Set in a New York brimming with neon-rich shades of purple, maroon, yellow and orange (the style is reminiscent of “Spider-Man: Into the Spider-Verse”), “Entergalactic” stars Kid Cudi as Jabari, a street artist who has recently landed a major deal to turn his graffiti creation “Mr. Rager” into a series of comic books. Shortly after moving into his new, spacious, loft apartment in Manhattan, Jabari runs into his ex-girlfriend Carmen. (In one of the film’s many clever visual touches, the logo on a FedEx truck morphs into a graphic telling us Carmen is the “Ex.”)

Upon hearing about Jabari’s new comic book deal, Carmen’s eyes light up and she suggests they get a drink, soon. Sure enough, Jabari hooks up with Carmen — but in the morning, he makes it clear they should just be friends. It’s time for the next chapter in Jabari’s life.

With Kid Cudi tunes such as “By Design” (with Andre Benjamin), “Do What I Want” and “Willing to Trust” (with Ty Dolla $ign) providing the musical cues, we follow Jabari’s adventures as he gets high with his buddies (as visuals show him riding his bicycle up and away and into the pink skies), working on “Mr. Rager” — and striking up a relationship with a beautiful photographer named Meadow (Jessica Williams) who lives right next door to him. (Upon learning Jabari is considering a romance with a neighbor, his friend tells a fall-down funny story about hooking up with a woman in the laundry room in his building. That sequence alone would earn the film a hard R rating were it a theatrical release.)

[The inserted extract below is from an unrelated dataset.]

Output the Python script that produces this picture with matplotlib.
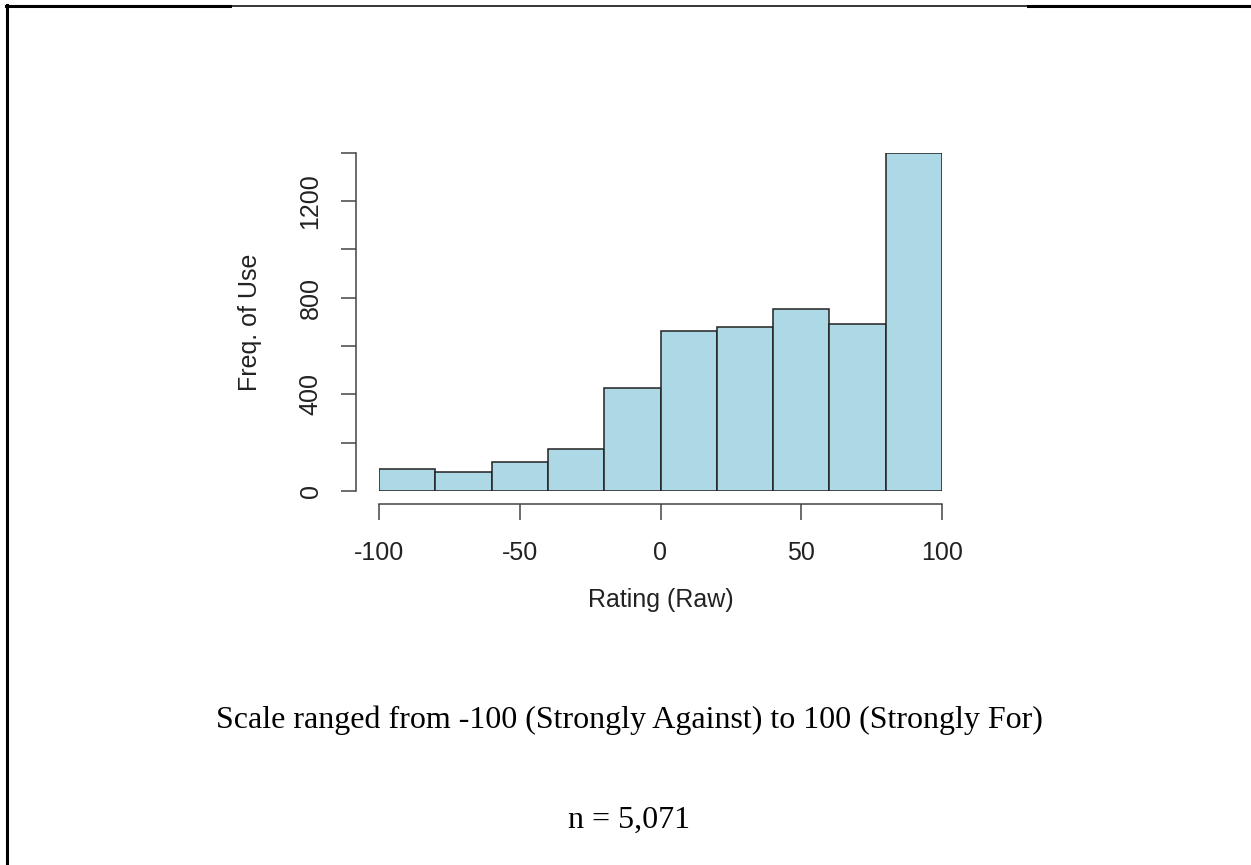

Jabari and Carmen stroll through Chinatown in a scene from “Entergalactic.”

Even as “Entergalactic” continues to dazzle us with creative visuals, often involving the countless ways in which light can refract when bouncing off and through windows, a glass of wine, the streets of Chinatown, you name it, the storyline follows that rom- com blueprint. We get the obligatory romantic interlude, walks in the rain, a sex montage and of course a Big Misunderstanding that could easily be cleared up with one simple conversation.

One of the things I loved about “Entergalactic” is how the main characters look like their voice actors, to one degree or another. (Weed dealer Jimmy sort of resembles Timothée Chalamet; Carmen is an exact double for Laura Harrier.) It somehow makes them come across as more “real,” more endearing, more wonderful. This is one of my favorite animated movies of the year.